For the purposes of playing in NZRL National Tournaments and Competitions, Canterbury Rugby League will return to standalone district status in 2024 after signing a Memorandum of Understanding with Southern Zone Rugby League.

Canterbury has come under the Southern Zone banner – along with five other districts – since 2009, when New Zealand Rugby League switched to a countrywide zonal structure following a review committee recommendation in the wake of the Anderson Review. The push towards becoming a standalone district aligns strongly with CRL’s 2023-26 Strategic Plan.

The most significant upshot of the change is Canterbury regaining its own presence at national youth tournaments from 2024, providing a direct line of sight from age-group representative rugby league to the elite SENZ Men’s Canterbury Bulls and Trillo Metals Women’s Canterbury Bulls teams.

Since 2009, up-and-coming Canterbury players have instead represented Southern Zone-administered South Island Scorpions teams at national youth tournaments. In 2010 and ’11, Canterbury’s senior men’s players competed in the NZRL National Competition as part of Scorpions squads, before the Canterbury Bulls returned in 2012.

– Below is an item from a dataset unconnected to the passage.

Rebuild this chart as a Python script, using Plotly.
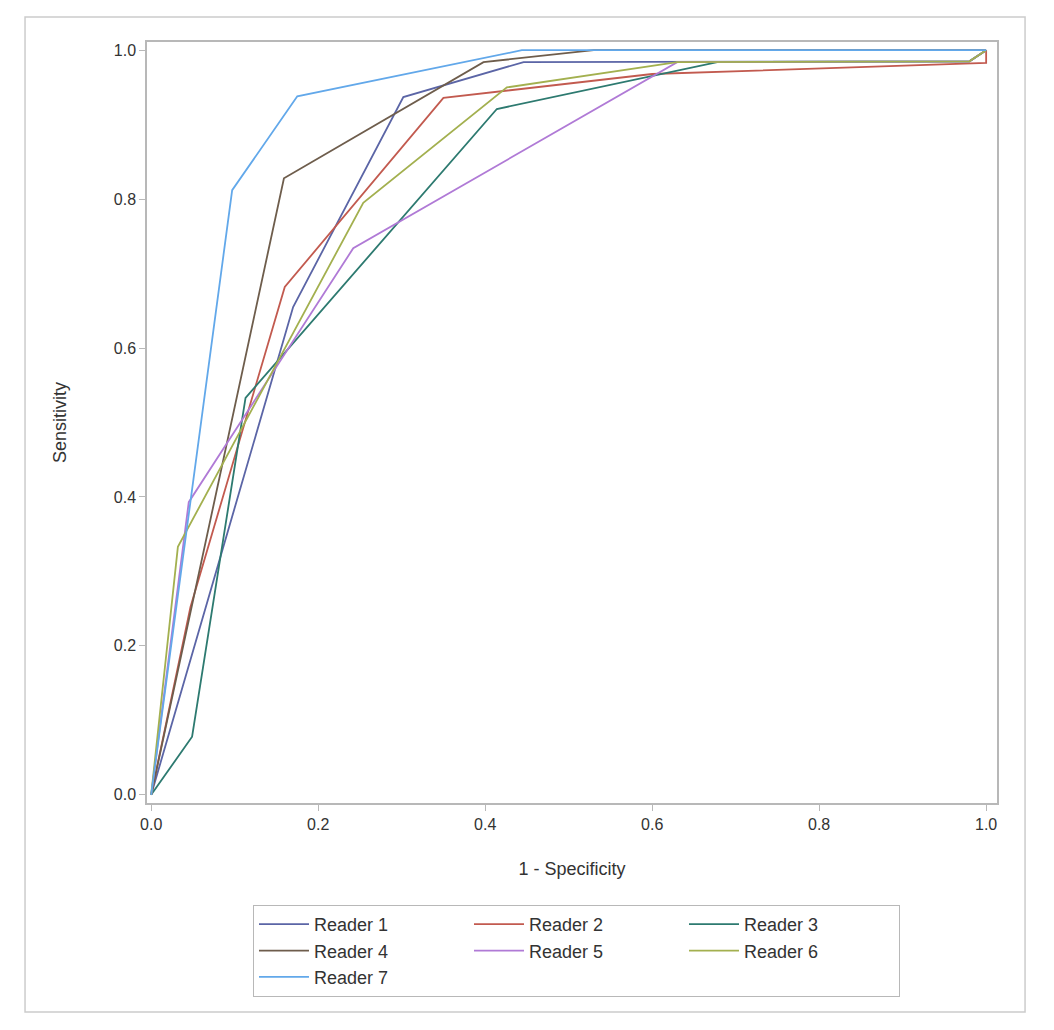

“During our strategic plan consultation process with stakeholders in late-2022, a common theme that was communicated was the need for Canterbury to regain its identity at national level by having Canterbury youth teams represented,” Canterbury Rugby League CEO Malcolm Humm explains.

“Although there was recognition that the zonal model was required at the time of the review into the NZRL back in 2009, our stakeholders believe that it is now time for Canterbury to become its own standalone district.”

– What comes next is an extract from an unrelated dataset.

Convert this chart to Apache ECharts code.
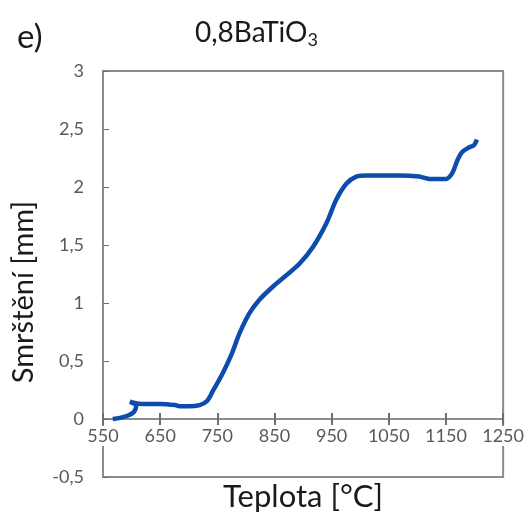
<!DOCTYPE html>
<html>
<head>
<meta charset="utf-8">
<script src="https://cdn.jsdelivr.net/npm/echarts@6/dist/echarts.min.js"></script>
<style>
  html, body { margin: 0; padding: 0; background: #fff; }
  #chart { width: 528px; height: 521px; }
</style>
</head>
<body>
<div id="chart"></div>
<script>
// Dilatometric shrinkage curve of 0,8BaTiO3
const temperature = [567, 580, 594, 604, 608, 597, 604, 618, 650, 676, 684, 700, 719, 732, 742, 759, 775, 789, 806, 824, 847, 871, 894, 917, 941, 958, 976, 993, 1011, 1040, 1068, 1103, 1121, 1150, 1161, 1170, 1178, 1190, 1199, 1204];
const shrinkage   = [0.00, 0.01, 0.03, 0.06, 0.11, 0.15, 0.14, 0.13, 0.13, 0.12, 0.11, 0.11, 0.12, 0.155, 0.24, 0.39, 0.56, 0.74, 0.91, 1.03, 1.14, 1.24, 1.34, 1.48, 1.69, 1.89, 2.03, 2.09, 2.10, 2.10, 2.10, 2.09, 2.07, 2.07, 2.12, 2.23, 2.30, 2.34, 2.36, 2.41];

const xTicks = { min: 550, max: 1250, step: 100 };
const yTicks = { min: -0.5, max: 3, step: 0.5 };

const points = temperature.map((t, i) => [t, shrinkage[i]]);
const comma = v => String(v).replace('.', ',');

const chart = echarts.init(document.getElementById('chart'), null, { renderer: 'canvas' });
const font = 'Lato, "Open Sans", sans-serif';
const gray = '#8c8c8c';
const labelColor = '#595959';
const textColor = '#1a1a1a';

// plot box: 406 px tall for 3.5 units, so y = 0 lies 58 px above the bottom edge
const gridBox = { left: 103, top: 71, right: 24, bottom: 44 };
const zeroLift = -58;

const xBase = {
  type: 'value',
  min: xTicks.min, max: xTicks.max, interval: xTicks.step,
  splitLine: { show: false }
};

chart.setOption({
  animation: false,
  backgroundColor: '#fff',
  grid: Object.assign({}, gridBox, {
    show: true, borderColor: gray, borderWidth: 2, backgroundColor: 'transparent'
  }),
  xAxis: [Object.assign({}, xBase, {
    // labelled axis, drawn along y = 0 with downward tick halves
    position: 'bottom', offset: zeroLift,
    axisLine: { show: true, onZero: false, lineStyle: { color: gray, width: 2 } },
    axisTick: { show: true, inside: false, length: 6, lineStyle: { color: '#6e6e6e', width: 2 } },
    axisLabel: {
      show: true, margin: 7, color: labelColor, fontSize: 18, fontFamily: font,
      backgroundColor: '#fff', padding: [1, 1],
      formatter: v => String(v)
    }
  }), Object.assign({}, xBase, {
    // upward tick halves on the same line
    position: 'top',
    axisLine: { show: true, onZero: true, onZeroAxisIndex: 0, lineStyle: { color: gray, width: 2 } },
    axisTick: { show: true, inside: false, length: 6, lineStyle: { color: '#6e6e6e', width: 2 } },
    axisLabel: { show: false }
  })],
  yAxis: {
    type: 'value',
    min: yTicks.min, max: yTicks.max, interval: yTicks.step,
    axisLine: { show: true, onZero: false, lineStyle: { color: gray, width: 2 } },
    axisTick: { show: true, inside: true, length: 6, lineStyle: { color: '#6e6e6e', width: 1 } },
    axisLabel: {
      margin: 19, color: labelColor, fontSize: 18, fontFamily: font,
      formatter: v => comma(v)
    },
    splitLine: { show: false }
  },
  graphic: [
    { type: 'text', x: 17, y: 37, style: { text: 'e)', font: '33px ' + font, fill: textColor, verticalAlign: 'middle' } },
    {
      type: 'text', x: 195, y: 33,
      style: {
        text: '0,8BaTiO{sub|3}',
        font: '28px ' + font, fill: textColor, verticalAlign: 'middle',
        rich: { sub: { fontSize: 18, fontFamily: font, fill: textColor, padding: [15, 0, 0, 0] } }
      }
    },
    {
      type: 'text', x: 24, y: 292, rotation: Math.PI / 2,
      style: { text: 'Smrštění [mm]', font: '29px ' + font, fill: textColor, align: 'center', verticalAlign: 'middle' }
    },
    {
      type: 'text', x: 303, y: 497,
      style: { text: 'Teplota [°C]', font: '31px ' + font, fill: textColor, align: 'center', verticalAlign: 'middle' }
    }
  ],
  series: [{
    type: 'line',
    xAxisIndex: 0,
    data: points,
    showSymbol: false,
    smooth: 0.3,
    lineStyle: { color: '#0b4cae', width: 4.5 },
    z: 5
  }]
});
</script>
</body>
</html>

A vital component of this push was Canterbury Rugby League’s desire to preserve and build on its rich 111-year history.

The recent reunion celebrating 30 years since the famous win over Auckland in the 1993 National Championship final – the highwater mark of a golden era and one of Canterbury Rugby League’s greatest days – was a poignant reminder of the need to maintain the integrity of the province’s colours that have been worn so proudly on the field by hundreds of men, women and juniors over the past century.

Canterbury flourished at national level during the 2000s, a challenging and transitional period for the code at grassroots level, but there is a sense in the region that its flagship teams have lost some of their identity since then.

“Senior representative coaches were feeding back to CRL that they felt there had been some pride lost in the Canterbury jersey due to players not having the opportunity to play in the red and black as youths,” Humm reveals.

“This abundance of feedback was taken on board and supported by the Canterbury Rugby League board and discussions with Southern Zone commenced.

“This is a huge step forward for rugby league the Canterbury region.

“In terms of pathways, players across age groups will now have the opportunity to learn and train alongside their district peers, ensuring the pathway is visible and a reality. The shift also provides an opportunity for coaches to progress through the same pathway.

“This is a similar model that Canterbury Rugby League, through then-Bulls coach Phil Prescott, developed back in the early-2000s that led to a lot of success.”

It is expected Canterbury’s return to standalone district status and regaining its identity will also be less confusing for the general public, which Humm hopes will draw more players and volunteers to the game.

Meanwhile, he expects that local businesses will see a great opportunity to partner with Canterbury Rugby League and leverage off this wider scope.

Canterbury Rugby League thanks Southern Zone Rugby League for its cooperation in facilitating this change and New Zealand Rugby League’s support in the path back to standalone district status.